On January 18, 2019, the Ministry’s Director of Compliance (the “Director”) sent a letter to Sumas confirming that the Ministry disagreed with Sumas’ position, and reiterating that the operation of the facility without a valid registration under the Regulation is contrary to the Act and may be subject to enforcement action. He advised that the next compliance assessment of the Facility was scheduled for no later than February 28, 2019.
Sumas appealed the Director’s letter to the Board.

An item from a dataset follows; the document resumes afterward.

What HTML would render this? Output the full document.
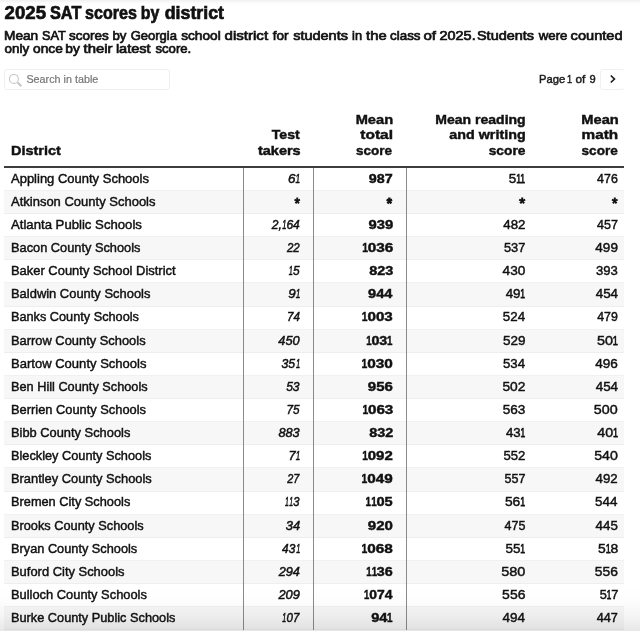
<!DOCTYPE html>
<html lang="en">
<head>
<meta charset="utf-8">
<title>2025 SAT scores by district</title>
<style>
html,body{margin:0;padding:0;background:#fff;width:640px;height:631px;overflow:hidden;}
body{font-family:"Liberation Sans",sans-serif;color:#111;}
#chart{position:relative;width:640px;height:631px;overflow:hidden;background:#fff;}
span{-webkit-text-stroke:0.45px currentColor;display:inline-block;white-space:nowrap;transform:translate(var(--x,0px),var(--y,0px)) scale(var(--k,1),var(--ky,1));transform-origin:0 50%;}
.title{position:absolute;left:5px;top:2.5px;margin:0;font-size:19px;line-height:20px;font-weight:700;white-space:nowrap;color:#111;}
.desc{position:absolute;left:5px;top:28.7px;margin:0;font-size:13.4px;line-height:13.5px;white-space:nowrap;color:#111;}
.search{position:absolute;left:4px;top:69px;width:166px;height:21px;border:1px solid #efefef;border-radius:3px;box-sizing:border-box;}
.search .mag{position:absolute;left:3px;top:3px;}
.search .ph{-webkit-text-stroke-width:0.2px;position:absolute;left:22px;top:0;line-height:19px;font-size:10.75px;color:#777;}
.pager{position:absolute;left:0;top:69px;width:624px;height:21px;overflow:hidden;}
.pager .pg{position:absolute;left:540px;top:0;line-height:21px;font-size:11.5px;color:#1a1a1a;white-space:nowrap;}
.pager .next{position:absolute;left:600px;top:0;width:25px;height:21px;border:1px solid #f0f0f0;border-radius:3px;box-sizing:border-box;transform:none;}
.pager .next svg{position:absolute;left:8px;top:4.3px;}
table{position:absolute;left:4.3px;top:105px;width:619.7px;border-collapse:separate;border-spacing:0;table-layout:fixed;}
th,td{padding:0;margin:0;white-space:nowrap;}
.d{width:239px;text-align:left;padding-left:6.7px;}
.t{width:69.7px;text-align:right;padding-right:13.6px;}
.s{width:93.1px;text-align:right;padding-right:14px;}
.r{width:131.9px;text-align:right;padding-right:13px;}
.m{width:86px;text-align:right;padding-right:6.4px;}
.t span,.s span,.r span,.m span{transform-origin:100% 50%;}
thead th{font-weight:700;font-size:13.5px;line-height:15.35px;vertical-align:bottom;height:63px;padding-bottom:8px;border-bottom:2px solid #3d3d3d;box-sizing:border-box;color:#111;}
tbody td{height:23.13px;line-height:15px;font-size:13px;vertical-align:baseline;padding-top:2.9px;padding-bottom:0;box-shadow:inset 0 -1px 0 0 #f1f1f1;box-sizing:border-box;color:#111;}
.title span{-webkit-text-stroke-width:0.7px;}
.desc span{-webkit-text-stroke-width:0.7px;}
.t span{-webkit-text-stroke-width:0.5px;}
td span.ast{-webkit-text-stroke-width:0.9px;}
td span.o{-webkit-text-stroke-width:0.75px;transform:scaleX(.64);transform-origin:50% 50%;margin:0 -1.4px;}
td.s span.o{-webkit-text-stroke-width:0.45px;transform:scaleX(.68);margin:0 -1.15px;}
td.t span.o{-webkit-text-stroke-width:0.55px;transform:scaleX(.62);margin:0 -1.3px 0 -0.9px;}
tbody tr:first-child td{height:22.93px;padding-top:2.7px;}
tbody tr:nth-child(even) td{background:#f7f7f7;box-shadow:inset 0 -1px 0 0 #eee;}
td.t{font-style:italic;border-left:1px solid #8a8a8a;}
td.s{font-weight:700;border-left:1px solid #8a8a8a;}
td.r{border-left:1px solid #8a8a8a;}
.fade-top{position:absolute;left:0;top:0;width:640px;height:4px;background:linear-gradient(to bottom,rgba(0,0,0,0.06),rgba(0,0,0,0));pointer-events:none;}
.fade-bot{position:absolute;left:0;bottom:0;width:640px;height:44px;background:linear-gradient(to bottom,rgba(0,0,0,0) 0%,rgba(0,0,0,0.012) 35%,rgba(0,0,0,0.04) 65%,rgba(0,0,0,0.095) 100%);pointer-events:none;}
</style>
</head>
<body>
<div id="chart">
<h1 class="title"><span style="--k:0.9799;--x:-0.39px">2025</span> <span style="--k:0.8585;--x:-3.04px">SAT</span> <span style="--k:0.8451;--x:-8.88px">scores</span> <span style="--k:0.8359;--x:-20.30px">by</span> <span style="--k:0.9363;--x:-23.29px">district</span></h1>
<p class="desc"><span style="--k:1.022;--x:-1.00px">Mean</span> <span style="--k:0.9518;--x:-0.03px">SAT</span> <span style="--k:1.006;--x:-2.00px">scores</span> <span style="--k:0.9868;--x:-1.48px">by</span> <span style="--k:0.9709;--x:-1.37px">Georgia</span> <span style="--k:1.02;--x:-1.80px">school</span> <span style="--k:1.125;--x:-1.45px">district</span> <span style="--k:1.008;--x:4.70px">for</span> <span style="--k:1.082;--x:5.18px">students</span> <span style="--k:0.9551;--x:10.06px">in</span> <span style="--k:1.101;--x:10.09px">the</span> <span style="--k:0.9988;--x:11.08px">class</span> <span style="--k:1.128;--x:10.43px">of</span> <span style="--k:1.079;--x:11.50px">2025.</span> <span style="--k:1.081;--x:11.97px">Students</span> <span style="--k:0.9879;--x:16.72px">were</span> <span style="--k:1.09;--x:16.62px">counted</span><br><span style="--k:1.001;--x:-0.38px">only</span> <span style="--k:1.024;--x:0.09px">once</span> <span style="--k:1.027;--x:-0.63px">by</span> <span style="--k:1.111;--x:-0.40px">their</span> <span style="--k:1.086;--x:1.88px">latest</span> <span style="--k:0.9826;--x:5.44px">score.</span></p>
<div class="search">
<svg class="mag" width="16" height="16" viewBox="0 0 16 16" aria-hidden="true"><circle cx="5.9" cy="5.9" r="4.45" fill="none" stroke="#c6c6c6" stroke-width="1.1"/><path d="M9.6 9.6 L13.3 13.3" stroke="#c6c6c6" stroke-width="2.1" stroke-linecap="butt" fill="none"/></svg>
<span class="ph" style="--k:1.002;--x:-0.57px">Search in table</span>
</div>
<div class="pager"><div class="pg"><span style="--k:0.9739;--x:-1.00px">Page</span> <span style="--k:0.8;--x:-2.96px">1</span> <span style="--k:1.026;--x:-4.62px">of</span> <span style="--k:0.9658;--x:-2.54px">9</span></div><span class="next"><svg width="8" height="10" viewBox="0 0 8 10" aria-hidden="true"><path d="M1.8 1.5 L5.4 5 L1.8 8.5" fill="none" stroke="#1d1d1d" stroke-width="1.7" stroke-linecap="butt" stroke-linejoin="miter"/></svg></span></div>
<table>
<thead>
<tr><th class="d"><span style="--k:1.073">District</span></th><th class="t"><span style="--k:1.041;--x:-0.10px">Test</span><br><span style="--k:1.07;--x:0.80px">takers</span></th><th class="s"><span style="--k:1.085;--x:0.59px">Mean</span><br><span style="--k:1.148;--x:0.52px">total</span><br><span style="--k:0.9991;--x:0.03px">score</span></th><th class="r"><span style="--k:1.038;--x:0.65px">Mean reading</span><br><span style="--k:1.061;--x:0.64px">and writing</span><br><span style="--k:1.019;--x:0.36px">score</span></th><th class="m"><span style="--k:1.085;--x:1.22px">Mean</span><br><span style="--k:1.135;--x:0.98px">math</span><br><span style="--k:1.007;--x:-0.20px">score</span></th></tr>
</thead>
<tbody>
<tr><td class="d"><span style="--k:0.9994">Appling County Schools</span></td><td class="t"><span style="--k:1.028;--x:1.31px">6<span class="o">1</span></span></td><td class="s"><span style="--k:1.1;--x:1.02px">987</span></td><td class="r"><span style="--k:1.036;--x:0.22px">5<span class="o">1</span><span class="o">1</span></span></td><td class="m"><span style="--k:0.9565;--x:0.11px">476</span></td></tr>
<tr><td class="d"><span style="--k:0.9998">Atkinson County Schools</span></td><td class="t"><span class="ast" style="--k:1.049;--x:0.13px;--y:1.50px;--ky:1.08">*</span></td><td class="s"><span class="ast" style="--k:1.026;--x:-0.08px;--y:1.50px;--ky:1.08">*</span></td><td class="r"><span class="ast" style="--k:1.158;--x:0.12px;--y:1.50px;--ky:1.08">*</span></td><td class="m"><span class="ast" style="--k:1.091;--x:-0.45px;--y:1.50px;--ky:1.08">*</span></td></tr>
<tr><td class="d"><span style="--k:1.012">Atlanta Public Schools</span></td><td class="t"><span style="--k:0.9256;--x:0.46px">2,<span class="o">1</span>64</span></td><td class="s"><span style="--k:1.136;--x:1.54px">939</span></td><td class="r"><span style="--k:1.021;--x:0.71px">482</span></td><td class="m"><span style="--k:0.9615;--x:0.18px">457</span></td></tr>
<tr><td class="d"><span style="--k:0.9842">Bacon County Schools</span></td><td class="t"><span style="--k:0.8859;--x:0.24px">22</span></td><td class="s"><span style="--k:1.179;--x:1.73px"><span class="o">1</span>036</span></td><td class="r"><span style="--k:0.9848;--x:0.66px">537</span></td><td class="m"><span style="--k:1.04;--x:0.22px">499</span></td></tr>
<tr><td class="d"><span style="--k:0.9947">Baker County School District</span></td><td class="t"><span style="--k:0.9159;--x:0.31px"><span class="o">1</span>5</span></td><td class="s"><span style="--k:1.108;--x:1.55px">823</span></td><td class="r"><span style="--k:1.049;--x:0.61px">430</span></td><td class="m"><span style="--k:1.006;--x:0.15px">393</span></td></tr>
<tr><td class="d"><span style="--k:0.9945">Baldwin County Schools</span></td><td class="t"><span style="--k:1.024;--x:1.43px">9<span class="o">1</span></span></td><td class="s"><span style="--k:1.119;--x:0.65px">944</span></td><td class="r"><span style="--k:1.029;--x:0.19px">49<span class="o">1</span></span></td><td class="m"><span style="--k:1.032;--x:0.38px">454</span></td></tr>
<tr><td class="d"><span style="--k:0.9777">Banks County Schools</span></td><td class="t"><span style="--k:0.8937;--x:0.44px">74</span></td><td class="s"><span style="--k:1.166;--x:1.11px"><span class="o">1</span>003</span></td><td class="r"><span style="--k:1.026;--x:0.38px">524</span></td><td class="m"><span style="--k:0.9508;--x:0.08px">479</span></td></tr>
<tr><td class="d"><span style="--k:0.9907">Barrow County Schools</span></td><td class="t"><span style="--k:0.9819;--x:-0.09px">450</span></td><td class="s"><span style="--k:1.098;--x:0.37px"><span class="o">1</span>03<span class="o">1</span></span></td><td class="r"><span style="--k:1.039;--x:0.79px">529</span></td><td class="m"><span style="--k:1.108;--x:0.04px">50<span class="o">1</span></span></td></tr>
<tr><td class="d"><span style="--k:1.003">Bartow County Schools</span></td><td class="t"><span style="--k:0.9385;--x:0.37px">35<span class="o">1</span></span></td><td class="s"><span style="--k:1.182;--x:1.16px"><span class="o">1</span>030</span></td><td class="r"><span style="--k:1.017;--x:0.37px">534</span></td><td class="m"><span style="--k:1.045;--x:0.23px">496</span></td></tr>
<tr><td class="d"><span style="--k:0.9795">Ben Hill County Schools</span></td><td class="t"><span style="--k:0.9266;--x:0.09px">53</span></td><td class="s"><span style="--k:1.151;--x:1.09px">956</span></td><td class="r"><span style="--k:1.061;--x:0.70px">502</span></td><td class="m"><span style="--k:1.032;--x:0.38px">454</span></td></tr>
<tr><td class="d"><span style="--k:0.9884">Berrien County Schools</span></td><td class="t"><span style="--k:0.9007;--x:0.02px">75</span></td><td class="s"><span style="--k:1.166;--x:1.64px"><span class="o">1</span>063</span></td><td class="r"><span style="--k:1.048;--x:0.76px">563</span></td><td class="m"><span style="--k:1.102;--x:0.08px">500</span></td></tr>
<tr><td class="d"><span style="--k:0.9886">Bibb County Schools</span></td><td class="t"><span style="--k:0.9753;--x:-0.09px">883</span></td><td class="s"><span style="--k:1.106;--x:1.44px">832</span></td><td class="r"><span style="--k:1.018;--x:0.24px">43<span class="o">1</span></span></td><td class="m"><span style="--k:1.093;--x:0.05px">40<span class="o">1</span></span></td></tr>
<tr><td class="d"><span style="--k:0.9809">Bleckley County Schools</span></td><td class="t"><span style="--k:0.9895;--x:1.34px">7<span class="o">1</span></span></td><td class="s"><span style="--k:1.15;--x:1.11px"><span class="o">1</span>092</span></td><td class="r"><span style="--k:1.01;--x:0.68px">552</span></td><td class="m"><span style="--k:1.09;--x:0.11px">540</span></td></tr>
<tr><td class="d"><span style="--k:0.9884">Brantley County Schools</span></td><td class="t"><span style="--k:0.8378;--x:-0.15px">27</span></td><td class="s"><span style="--k:1.173;--x:0.97px"><span class="o">1</span>049</span></td><td class="r"><span style="--k:0.9664;--x:0.71px">557</span></td><td class="m"><span style="--k:1.019;--x:0.02px">492</span></td></tr>
<tr><td class="d"><span style="--k:0.9826">Bremen City Schools</span></td><td class="t"><span style="--k:0.8604;--x:0.27px"><span class="o">1</span><span class="o">1</span>3</span></td><td class="s"><span style="--k:1.122;--x:0.37px"><span class="o">1</span><span class="o">1</span>05</span></td><td class="r"><span style="--k:1.065;--x:0.15px">56<span class="o">1</span></span></td><td class="m"><span style="--k:1.029;--x:-0.25px">544</span></td></tr>
<tr><td class="d"><span style="--k:0.9818">Brooks County Schools</span></td><td class="t"><span style="--k:0.9952;--x:0.62px">34</span></td><td class="s"><span style="--k:1.155;--x:1.17px">920</span></td><td class="r"><span style="--k:0.962;--x:0.73px">475</span></td><td class="m"><span style="--k:1.023;--x:0.10px">445</span></td></tr>
<tr><td class="d"><span style="--k:0.9815">Bryan County Schools</span></td><td class="t"><span style="--k:0.9143;--x:0.40px">43<span class="o">1</span></span></td><td class="s"><span style="--k:1.18;--x:1.16px"><span class="o">1</span>068</span></td><td class="r"><span style="--k:1.037;--x:0.22px">55<span class="o">1</span></span></td><td class="m"><span style="--k:1.071;--x:0.30px">5<span class="o">1</span>8</span></td></tr>
<tr><td class="d"><span style="--k:0.9942">Buford City Schools</span></td><td class="t"><span style="--k:0.9783;--x:0.18px">294</span></td><td class="s"><span style="--k:1.101;--x:0.42px"><span class="o">1</span><span class="o">1</span>36</span></td><td class="r"><span style="--k:1.113;--x:0.60px">580</span></td><td class="m"><span style="--k:1.068;--x:0.17px">556</span></td></tr>
<tr><td class="d"><span style="--k:0.9898">Bulloch County Schools</span></td><td class="t"><span style="--k:0.9863;--x:0.09px">209</span></td><td class="s"><span style="--k:1.067;--x:0.73px"><span class="o">1</span>074</span></td><td class="r"><span style="--k:1.077;--x:0.77px">556</span></td><td class="m"><span style="--k:0.9837;--x:0.38px">5<span class="o">1</span>7</span></td></tr>
<tr><td class="d"><span style="--k:0.9805">Burke County Public Schools</span></td><td class="t"><span style="--k:0.8839;--x:-0.23px"><span class="o">1</span>07</span></td><td class="s"><span style="--k:1.117;--x:0.47px">94<span class="o">1</span></span></td><td class="r"><span style="--k:1.034;--x:0.36px">494</span></td><td class="m"><span style="--k:0.9732;--x:0.22px">447</span></td></tr>
</tbody>
</table>
<div class="fade-top"></div>
<div class="fade-bot"></div>
</div>
</body>
</html>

The Director raised a preliminary objection to the appeal. The Director submitted that his letter did not contain an appealable “decision” as defined in section 99 of the Act. Specifically, the Director submitted that the letter: did not contain an order, impose a requirement, or contain an exercise of power under the Act; and, did not cancel or amend Sumas’ permit, which was invalid due to the historic change in the legislation. The Director also submitted that Sumas would have an opportunity to file an appeal if, and when, the Director makes an appealable “decision”. The Director requested that the appeal be summarily dismissed for lack of jurisdiction.
The Board held that although it takes a liberal approach to interpreting section 99 of the Act, there must be some exercise of authority under, or derived from, the Act that relates to section 99 of the Act, in order for there to be an appealable “decision”. Sumas had identified no statutory authority under the Act, its regulations, or any statutory authority derived from the Act, for the alleged decision in the Director’s letter. The Board concluded that, even when viewed liberally, the Director’s letter did not contain a final or substantive decision that was made under, or derived from, the Act. Rather, the letter confirmed the Ministry’s interpretation of the legislation, and explained the steps the Sumas may take to bring the facility into compliance and avoid the risk of enforcement action that the Ministry may take in the future. As such, the letter did not contain an appealable “decision” as defined in section 99 of the Act, and the Board had no jurisdiction over the appeal.
Accordingly, the preliminary application to dismiss the appeal was granted.